Veterinarians are scientists, not artists.

Social media scares many vets because there is so much uncertainty involved with it. Vets rarely improvise during a procedure. You won’t see them try a new anesthetic protocol on a whim, yet so much of the fun and success we see with social media is trying new things. Lets also not forget the uncertainty that is inherent in interacting with people on line. Bad things rarely happen, but if your frame of reference is the consequences of a procedure or operation gone wrong you tend to be a little shy about jumping into the unknown.

All is not lost for veterinarians though. As I mentioned, they are starting to use it more and more, and those who want a successful client list will learn to love it. I am seeing less and less of the cross-armed bored, sometimes hostile face of the older vet looking at me as if I’m from Mars.
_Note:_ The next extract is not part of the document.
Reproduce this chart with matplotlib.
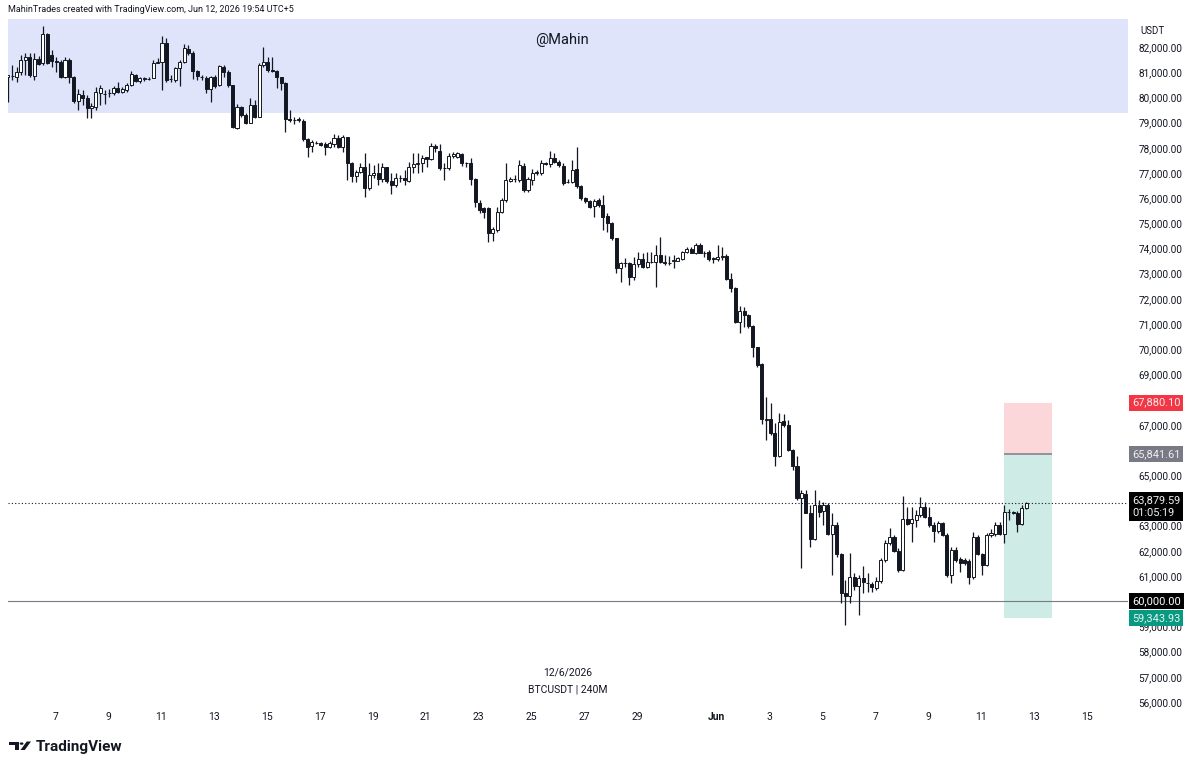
import numpy as np
import pandas as pd
import matplotlib
matplotlib.use("Agg")
import matplotlib.pyplot as plt
import matplotlib.dates as mdates
import matplotlib.transforms as mtrans
from matplotlib.patches import Polygon, Circle

# BTCUSDT 4h candles (last candle opens Jun 12 17:00)
opens = [80820, 80840, 80820, 81020, 81480, 81590, 80850, 81540, 81350, 82500,
         81680, 81430, 81410, 80800, 81480, 80820, 79870, 80100, 79960, 79570,
         79610, 80190, 80130, 80170, 80160, 80360, 80230, 80290, 80490, 80890,
         80650, 80740, 80730, 80780, 81380, 81420, 82170, 80720, 80690, 81150,
         81420, 81910, 81750, 81050, 80810, 80760, 80320, 80800, 80490, 81220,
         81020, 80490, 78770, 79610, 79300, 79000, 79700, 79230, 81290, 81420,
         81070, 81060, 80800, 80580, 79130, 79100, 79130, 79060, 78330, 78070,
         78200, 78200, 78150, 78020, 78150, 78370, 78040, 78410, 77410, 76880,
         77050, 77250, 76390, 76920, 76990, 76750, 77220, 76690, 76520, 76790,
         76790, 76690, 77250, 77360, 77410, 77620, 77540, 78070, 77890, 77180,
         77180, 77670, 77650, 77740, 77410, 77410, 76750, 75820, 75600, 75600,
         74600, 74740, 75460, 75930, 76690, 76750, 76720, 77280, 76320, 76720,
         76990, 76990, 77380, 77360, 77580, 77450, 77280, 76650, 76650, 77140,
         76480, 75990, 75900, 75690, 75930, 75730, 75290, 75030, 74400, 73210,
         73440, 73440, 72880, 73390, 73570, 73250, 73480, 73480, 73740, 73440,
         73440, 73520, 73520, 73570, 73880, 73970, 73840, 74140, 73840, 73880,
         73610, 73570, 73650, 73700, 72780, 72420, 71100, 71530, 71360, 70920,
         70080, 69420, 67190, 67220, 66690, 65760, 67170, 66990, 66000, 65370,
         64080, 64250, 63510, 62460, 63820, 63590, 63820, 62670, 63020, 61870,
         60310, 60210, 60970, 60600, 60910, 60730, 60680, 60510, 60810, 61630,
         62320, 62530, 62010, 61240, 63250, 63090, 63220, 63420, 63730, 63330,
         63020, 62800, 63120, 62630, 61040, 62030, 61660, 61630, 61610, 60950,
         62560, 61870, 61440, 62630, 62670, 63020, 62670, 63530, 63540, 63500,
         63060, 63700]
highs = [80900, 81290, 81220, 81680, 81780, 81750, 81780, 81640, 82830, 82540,
         81880, 81620, 81480, 81590, 81550, 80850, 80320, 80290, 80100, 79790,
         80430, 80490, 80290, 80320, 80450, 80620, 80430, 80560, 81060, 80930,
         80820, 80820, 80800, 81480, 81550, 82440, 82340, 80890, 81220, 81480,
         82110, 82080, 81820, 81090, 80890, 80850, 80850, 80890, 81290, 81290,
         81090, 80510, 79740, 79660, 79370, 79960, 79900, 81350, 82010, 81620,
         81590, 81090, 80820, 80620, 79500, 79230, 79210, 79140, 78370, 78310,
         78280, 78240, 78240, 78280, 78550, 78510, 78510, 78440, 77450, 77120,
         77380, 77780, 77380, 77320, 77380, 77380, 77250, 76990, 76990, 76920,
         77120, 77450, 77780, 77810, 77710, 77650, 78180, 78150, 78150, 77380,
         77780, 77850, 77850, 77780, 77450, 77580, 76790, 75930, 75640, 75640,
         74870, 75640, 75990, 77380, 76850, 76920, 77510, 77380, 76850, 77140,
         77120, 77510, 77450, 77890, 77780, 77510, 77380, 76750, 77510, 78040,
         76520, 76060, 75930, 75950, 75990, 76130, 75400, 75070, 74420, 73480,
         73610, 73480, 73680, 73880, 73810, 73880, 73880, 74140, 74470, 73740,
         73700, 73740, 73680, 73920, 74070, 74050, 74210, 74210, 73920, 73940,
         73680, 74140, 74050, 73780, 73040, 72490, 71720, 71690, 71400, 70960,
         70100, 69440, 68120, 67850, 67090, 67460, 67430, 67190, 66030, 65760,
         64400, 64410, 63820, 64410, 64020, 63950, 63880, 63490, 63160, 61900,
         60840, 61900, 61110, 61040, 61400, 61110, 60770, 60970, 61700, 62430,
         62890, 62630, 62100, 64180, 63750, 63750, 63620, 64120, 63950, 63750,
         63160, 63200, 63160, 62690, 62160, 62160, 61770, 61700, 61660, 62760,
         62630, 61930, 62690, 62850, 63160, 63160, 63820, 63650, 63600, 63600,
         63820, 63950]
lows = [79830, 80690, 80620, 80890, 80890, 80820, 80690, 81290, 81290, 81330,
        81220, 81020, 80760, 80760, 80560, 79760, 79500, 79700, 79170, 79170,
        79500, 79700, 79740, 80030, 80100, 80160, 80160, 80230, 80450, 80620,
        80580, 80660, 80690, 80760, 81350, 80290, 80620, 80620, 80620, 80450,
        81350, 81680, 80720, 80690, 80690, 80160, 79830, 80360, 80450, 80820,
        80430, 78770, 78730, 79230, 78940, 78970, 79170, 79210, 81220, 81020,
        81020, 80360, 80290, 78640, 79040, 78940, 79040, 78280, 77650, 77850,
        78150, 78070, 77710, 77980, 78040, 77980, 77850, 76720, 76650, 76650,
        76990, 76060, 76320, 76790, 76520, 76650, 76610, 76160, 76460, 76650,
        76520, 76650, 76990, 76990, 77050, 77250, 77510, 77850, 77120, 76720,
        77120, 77580, 77580, 77280, 77250, 76520, 75660, 75400, 75200, 74270,
        74310, 74670, 75400, 75860, 76650, 76650, 76650, 76260, 76260, 76520,
        76920, 76920, 77320, 77250, 77380, 77250, 76520, 76590, 76590, 76390,
        75930, 75790, 75600, 75260, 75660, 74740, 74670, 74340, 73020, 72680,
        73280, 72550, 72750, 73280, 73210, 73210, 73410, 72490, 73410, 73350,
        73350, 73210, 73520, 73540, 73810, 73810, 73780, 73810, 73680, 73520,
        73410, 73520, 73540, 72750, 72290, 71030, 70630, 70900, 70830, 69710,
        69310, 67030, 66400, 66600, 65370, 65740, 66930, 65980, 65210, 64020,
        61320, 63490, 62160, 62430, 63350, 63020, 62630, 61040, 61770, 59940,
        59050, 59910, 60440, 59450, 60310, 60380, 60380, 60440, 60730, 61570,
        62230, 61970, 61170, 61210, 63020, 62360, 62960, 63350, 63290, 62960,
        62360, 62720, 62590, 60970, 60710, 61570, 61170, 61440, 60680, 60870,
        61830, 61040, 61400, 62560, 62590, 62630, 62300, 63220, 63450, 62760,
        63020, 63650]
closes = [80875, 80860, 81020, 81480, 81590, 80890, 81510, 81330, 82500, 81350,
          81440, 81410, 80800, 81480, 80820, 79870, 80130, 79960, 79570, 79660,
          80230, 80360, 80150, 80190, 80360, 80230, 80320, 80490, 80930, 80660,
          80760, 80760, 80740, 81380, 81420, 82170, 80690, 80730, 81150, 81420,
          81950, 81750, 81060, 80850, 80800, 80320, 80800, 80450, 81250, 81020,
          80490, 78810, 79610, 79300, 79000, 79700, 79230, 81290, 81420, 81090,
          81060, 80800, 80580, 79130, 79110, 79090, 79110, 78330, 78040, 78240,
          78190, 78120, 78040, 78180, 78370, 78040, 78410, 77410, 76880, 77050,
          77250, 76390, 76920, 76990, 76750, 77250, 76690, 76520, 76790, 76780,
          76720, 77250, 77360, 77410, 77580, 77540, 78070, 77980, 77180, 77190,
          77670, 77740, 77780, 77410, 77400, 76750, 75860, 75530, 75460, 74600,
          74760, 75460, 75930, 76720, 76750, 76740, 77320, 76320, 76750, 77010,
          77050, 77410, 77370, 77580, 77450, 77320, 76610, 76640, 77120, 76480,
          75990, 75900, 75660, 75900, 75730, 75260, 75030, 74400, 73210, 73440,
          73430, 72880, 73390, 73570, 73250, 73480, 73470, 73740, 73480, 73450,
          73430, 73530, 73610, 73880, 73970, 73840, 74140, 73840, 73830, 73570,
          73600, 73680, 73700, 72780, 72420, 71100, 71530, 71360, 70920, 70080,
          69380, 67220, 67220, 66690, 65760, 67130, 66990, 66000, 65370, 64080,
          64280, 63510, 62460, 63820, 63550, 63820, 62670, 63020, 61870, 60310,
          60210, 60970, 60600, 60910, 60770, 60740, 60550, 60810, 61630, 62300,
          62530, 62010, 61240, 63250, 63060, 63250, 63420, 63730, 63330, 63020,
          62800, 63120, 62630, 61040, 62030, 61630, 61500, 61500, 60950, 62560,
          61870, 61440, 62630, 62690, 63020, 62670, 63530, 63540, 63510, 63060,
          63700, 63879.59]

last_candle = "2026-06-12 17:00"
tick_days = ["2026-05-07", "2026-05-09", "2026-05-11", "2026-05-13", "2026-05-15",
             "2026-05-17", "2026-05-19", "2026-05-21", "2026-05-23", "2026-05-25",
             "2026-05-27", "2026-05-29", "2026-06-01", "2026-06-03", "2026-06-05",
             "2026-06-07", "2026-06-09", "2026-06-11", "2026-06-13", "2026-06-15"]
tick_names = ["7", "9", "11", "13", "15", "17", "19", "21", "23", "25", "27", "29",
              "Jun", "3", "5", "7", "9", "11", "13", "15"]
# 60k and 64k sit fully under the price tags, so they are not printed
price_ticks = [v for v in range(56000, 83000, 1000) if v not in (60000, 64000)]

zone_low = 79380          # blue rectangle at the top
last_price = 63879.59
countdown = "01:05:19"
level_line = 60000
entry = 65841.61
stop = 67880.10
target = 59343.93
pos_start = "2026-06-11 21:00"
pos_end = "2026-06-13 16:00"

plt.rcParams['font.family'] = ['Roboto', 'DejaVu Sans']
ink = '#131722'

fig = plt.figure(figsize=(12, 7.7), dpi=100)
fig.patch.set_facecolor('white')
W, H = 1200, 770
ax = fig.add_axes([8 / W, 1 - 706 / H, 1120 / W, (706 - 19) / H])

o = np.array(opens, dtype=float)
h = np.array(highs, dtype=float)
l = np.array(lows, dtype=float)
c = np.array(closes, dtype=float)
times = pd.date_range(end=last_candle, periods=len(c), freq="4h")
x = mdates.date2num(times)

ax.axhspan(zone_low, 90000, color='#dfe4fb', lw=0, zorder=0)

up = c >= o
ax.vlines(x, l, h, color=ink, lw=0.9, zorder=2)
ax.bar(x, np.abs(c - o), bottom=np.minimum(o, c), width=0.115,
       color=np.where(up, 'white', ink), edgecolor=ink, lw=0.7, zorder=3)

# short position tool
p0, p1 = mdates.date2num(pd.Timestamp(pos_start)), mdates.date2num(pd.Timestamp(pos_end))
ax.fill_between([p0, p1], entry, stop, color='#fcd7da', lw=0, zorder=1)
ax.fill_between([p0, p1], target, entry, color='#ceebe6', lw=0, zorder=1)
ax.hlines(entry, p0, p1, color='#8a8d96', lw=1.3, zorder=1.5)

ax.axhline(level_line, color='#787b86', lw=0.8, zorder=1.5)
ax.axhline(last_price, color=ink, lw=0.8, ls=(0, (1, 2)), zorder=1.5)

ax.set_xlim(mdates.date2num(pd.Timestamp("2026-05-05 05:17")),
            mdates.date2num(pd.Timestamp("2026-06-16 13:16")))
ax.set_ylim(55840, 83110)

ax.set_xticks(mdates.date2num(pd.to_datetime(tick_days)))
ax.set_xticklabels(tick_names)
for lab in ax.get_xticklabels():
    if lab.get_text() == "Jun":
        lab.set_fontweight('bold')
ax.tick_params(axis='x', length=0, pad=4, labelsize=7.5, labelcolor=ink)

ax.yaxis.tick_right()
ax.set_yticks(price_ticks)
ax.set_yticklabels([f"{v:,.2f}" for v in price_ticks])
ax.tick_params(axis='y', length=0, pad=7.5, labelsize=7.2, labelcolor=ink)
for s in ax.spines.values():
    s.set_visible(False)

# price labels on the scale
tr = mtrans.blended_transform_factory(ax.transAxes, ax.transData)
def price_tag(val, color, fg='white'):
    ax.text(1.0035, val, f"{val:,.2f}", transform=tr, fontsize=7.9,
            color=fg, va='center', ha='left', zorder=10, clip_on=False,
            bbox=dict(boxstyle='square,pad=0.28', fc=color, ec='none'))

price_tag(stop, '#f23645', '#fde8ea')
price_tag(entry, '#787b86', '#eeeff2')
price_tag(level_line, 'black')
price_tag(target, '#089981', '#e6f5f2')
ax.annotate(f"{last_price:,.2f}\n{countdown}", xy=(1.0035, last_price), xycoords=tr,
            xytext=(0, 5.8), textcoords='offset points', fontsize=7.9, color='#f0f1f3',
            va='top', ha='left', linespacing=1.3, zorder=10, annotation_clip=False,
            bbox=dict(boxstyle='square,pad=0.28', fc='black', ec='none'))

fig.text(1140 / W, 1 - 31 / H, "USDT", fontsize=7, color=ink, va='center')
fig.text(8 / W, 1 - 10 / H, "MahinTrades created with TradingView.com, Jun 12, 2026 19:54 UTC+5",
         fontsize=6.5, color=ink, va='center')
fig.text(562 / W, 1 - 40 / H, "@Mahin", fontsize=10.5, color=ink, ha='center', va='center')
fig.text(568 / W, 1 - 672 / H, "12/6/2026", fontsize=7.5, color=ink, ha='center', va='center')
fig.text(568 / W, 1 - 690 / H, "BTCUSDT | 240M", fontsize=7.5, color=ink, ha='center', va='center')

# TradingView mark: bar + dot + slanted stroke
def px(pts):
    return [(a / W, 1 - b / H) for a, b in pts]
fig.add_artist(Polygon(px([(9, 741.5), (18.5, 741.5), (18.5, 750), (14.5, 750),
                           (14.5, 745), (9, 745)]), closed=True, fc=ink, ec='none',
                       transform=fig.transFigure))
fig.add_artist(Circle((21.6 / W, 1 - 743.6 / H), 1.9 / W, fc=ink, ec='none',
                      transform=fig.transFigure))
fig.add_artist(Polygon(px([(20.5, 750), (24.8, 750), (31, 741.5), (26.7, 741.5)]),
                       closed=True, fc=ink, ec='none', transform=fig.transFigure))
fig.text(36 / W, 1 - 746.5 / H, "TradingView", fontsize=11, fontweight='bold', color=ink,
         va='center')

fig.savefig("out.png", dpi=100, facecolor='white')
When I see this my inner voice wants to say “how do you like being a dinosaur?’ or “do you still use a rotary dial phone?”, but I realize change is hard for some people and my job is to get these resistors to get on board. Nothing is more satisfying than meeting up with a vet who was dead set against Facebook telling me that they are now having a blast with it.

What kind of pushback are you getting in your veterinary business about social media?
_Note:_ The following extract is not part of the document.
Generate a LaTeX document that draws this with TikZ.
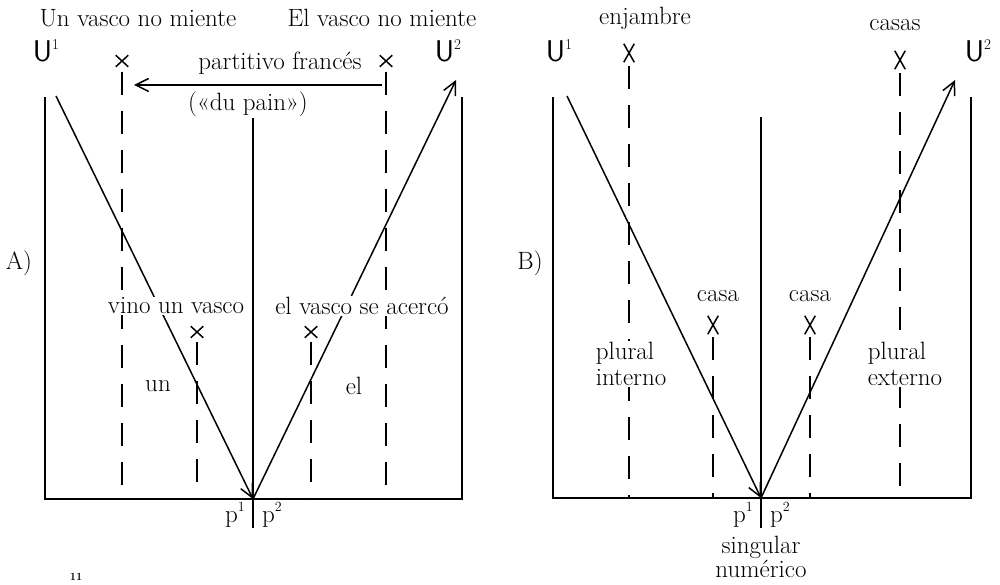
\documentclass[tikz,border=0pt]{standalone}
\usepackage{fontspec}
\usetikzlibrary{arrows.meta,shapes.misc}
\begin{document}
\begin{tikzpicture}[x=1pt,y=-1pt, line width=1.5pt,
  txt/.style={font=\fontsize{25}{26}\selectfont, inner sep=1pt},
  lbl/.style={txt, fill=white},
  two/.style={txt, fill=white, align=left, font=\fontsize{25}{26}\selectfont},
  dsh/.style={dash pattern=on 23pt off 16pt},
  xa/.style={cross out, draw, minimum width=11pt, minimum height=10pt, inner sep=0pt},
  xb/.style={cross out, draw, minimum width=9pt, minimum height=17pt, inner sep=0pt},
  ucup/.style={font=\fontsize{30}{32}\sffamily, inner sep=0pt, anchor=west},
  arr/.style={-{Straight Barb[length=13pt,width=13pt]}}]
\useasboundingbox (0,0) rectangle (1000,585);

% ================= Panel A =================
\coordinate (aBL) at (45,499);
\coordinate (aBR) at (462,499);
\coordinate (aTL) at (45,97);
\coordinate (aTR) at (462,97);
\coordinate (aCT) at (253,118);
\coordinate (aCB) at (253,528);
\coordinate (aP) at (253,499);

\draw (aTL) -- (aBL) -- (aBR) -- (aTR);
\draw (aCT) -- (aCB);

\node[txt] (aUn) at (138,18) {Un vasco no miente};
\node[txt] (aEl) at (382,18) {El vasco no miente};
\node[ucup] (aU1) at (32,51) {U\raisebox{0.4em}{\fontsize{15}{16}\rmfamily 1}};
\node[ucup] (aU2) at (434,51) {U\raisebox{0.4em}{\fontsize{15}{16}\rmfamily 2}};

\node[xa] (ax1) at (122,61) {};
\node[xa] (ax2) at (386,61) {};
\node[xa] (ax3) at (197,332) {};
\node[xa] (ax4) at (311,332) {};

\coordinate (ad1) at (122,499);
\coordinate (ad2) at (386,499);
\coordinate (ad3) at (197,499);
\coordinate (ad4) at (311,499);
\draw[dsh] ([yshift=-5pt]ax1.south) -- (ad1);
\draw[dsh] ([yshift=-5pt]ax2.south) -- (ad2);
\draw[dsh] ([yshift=-4pt]ax3.south) -- (ad3);
\draw[dsh] ([yshift=-4pt]ax4.south) -- (ad4);

\coordinate (aHR) at (382,85);
\coordinate (aHL) at (134,85);
\draw[arr] (aHR) -- (aHL);
\node[txt] (apf) at (280,63) {partitivo francés};
\node[txt] (adp) at (248,104) {(«du pain»)};

\coordinate (aS1) at (56,96);
\coordinate (aE2) at (456,80);
\draw[arr] (aS1) -- (aP);
\draw[arr] (aP) -- (aE2);

\node[lbl] (avino) at (176,306) {vino un vasco};
\node[lbl] (ael) at (362,306) {el vasco se acercó};
\node[txt] (aun) at (158,386) {un};
\node[txt] (ael2) at (354,386) {el};
\node[txt] (aA) at (19,263) {A)};

\node[txt] (ap1) at (235,515) {p\raisebox{0.45em}{\fontsize{14}{15}\selectfont 1}};
\node[txt] (ap2) at (272,515) {p\raisebox{0.45em}{\fontsize{14}{15}\selectfont 2}};

% ================= Panel B =================
\coordinate (bBL) at (553,498);
\coordinate (bBR) at (971,498);
\coordinate (bTL) at (553,97);
\coordinate (bTR) at (971,97);
\coordinate (bCT) at (761,117);
\coordinate (bCB) at (761,528);
\coordinate (bP) at (761,498);

\draw (bTL) -- (bBL) -- (bBR) -- (bTR);
\draw (bCT) -- (bCB);

\node[ucup] (bU1) at (545,51) {U\raisebox{0.4em}{\fontsize{15}{16}\rmfamily 1}};
\node[ucup] (bU2) at (964,51) {U\raisebox{0.4em}{\fontsize{15}{16}\rmfamily 2}};

\node[txt] (benj) at (645,18) {enjambre};
\node[txt] (bcasas) at (895,25) {casas};
\node[xb] (bx1) at (629,53) {};
\node[xb] (bx2) at (900,60) {};

\node[txt] (bcasa1) at (718,296) {casa};
\node[txt] (bcasa2) at (810,296) {casa};
\node[xb] (bx3) at (713,325) {};
\node[xb] (bx4) at (810,325) {};

\coordinate (bd1) at (629,498);
\coordinate (bd2) at (900,498);
\coordinate (bd3) at (713,498);
\coordinate (bd4) at (810,498);
\draw[dsh] ([yshift=-4pt]bx1.south) -- (bd1);
\draw[dsh] ([yshift=-4pt]bx2.south) -- (bd2);
\draw[dsh] ([yshift=-3pt]bx3.south) -- (bd3);
\draw[dsh] ([yshift=-3pt]bx4.south) -- (bd4);

\coordinate (bS1) at (567,96);
\coordinate (bE2) at (955,80);
\draw[arr] (bS1) -- (bP);
\draw[arr] (bP) -- (bE2);

\node[two] (bint) at (631,364) {plural\\interno};
\node[two] (bext) at (905,364) {plural\\externo};
\node[txt] (bB) at (530,263) {B)};

\node[txt] (bp1) at (743,515) {p\raisebox{0.45em}{\fontsize{14}{15}\selectfont 1}};
\node[txt] (bp2) at (780,515) {p\raisebox{0.45em}{\fontsize{14}{15}\selectfont 2}};
\node[txt, align=center, font=\fontsize{25}{24}\selectfont] (bsing) at (761,557) {singular\\numérico};

\node[txt, font=\fontsize{11}{12}\bfseries] (fn) at (76,577) {11};
\end{tikzpicture}
\end{document}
Is it just from vets or are others digging in their heels?

What do you do to get them on board?

Let us know in the comment section. Thanks

Photo courtesy of http://www.ramonaspainting.com

Elephant Painting

  1. Mike, you are spot-on as usual! I also get a huge sense of fulfillment when I see the stubbornness fade away and excitement set in. We need to re-think the way we are staffing our practices, and begin incorporating these tools in our day-to-day communications while making sure we are hiring the right people to use these new communication tools on our business’ behalf. That way, veterinarians can continue to do what they love to do. DVMs aren’t afraid to let receptionists answer their phones so they shouldn’t be afraid to allow trained, responsible team members to manage their social media.

    1. Hi Brenda, You are spot on about re-thinking the way we staff our practices. That is a whole other subject. Would you want to join me in a podcast to discuss this? I am sure with your experience you would have some excellent insight into this.

      1. I’d love to! Just email me directly and we’ll get something scheduled.

  2. Great write up Mike! I am having trouble getting the 50+ guys on line let alone talking about social media. Still want to meet with you. Just got real busy leading up to Christmas the got really sick with the flu. Bob

    1. Hi Bob, sorry to hear. I am around so give me a shout when you are in town next. Thanks for pointing out the typo.

  3. You are right yet we don’t realize if we don’t embrace this form of connecting with our clients we will look very behind the times. Don’t get me started on how poorly most animal hospital websites are. This is a lot bigger issue than most veterinarians realize. Have you seen Banfield’s website- they certainly get it!!

    1. Hi Rebecca,
      Thanks for your comments. I agree about websites. Some are truly cringe worthy. Hopefully, discussions like we are having will spur others on.


  4. Hello Mike,
    Many thanks for the blog. It seems veterinarians need to take care in the photos they post or support in their social media. Photos that are displays questionable ethical issues should be carefully considered. Photos posted by veterinarians of tail-docked horses, ear-trimmed dogs, and declawed cats reflect poorly on the ethics of those veterinarians, as those surgical interventions have serious ethical and animal welfare implications. Of course, all of those practices are banned or illegal in all civilized countries except Canada and the United States.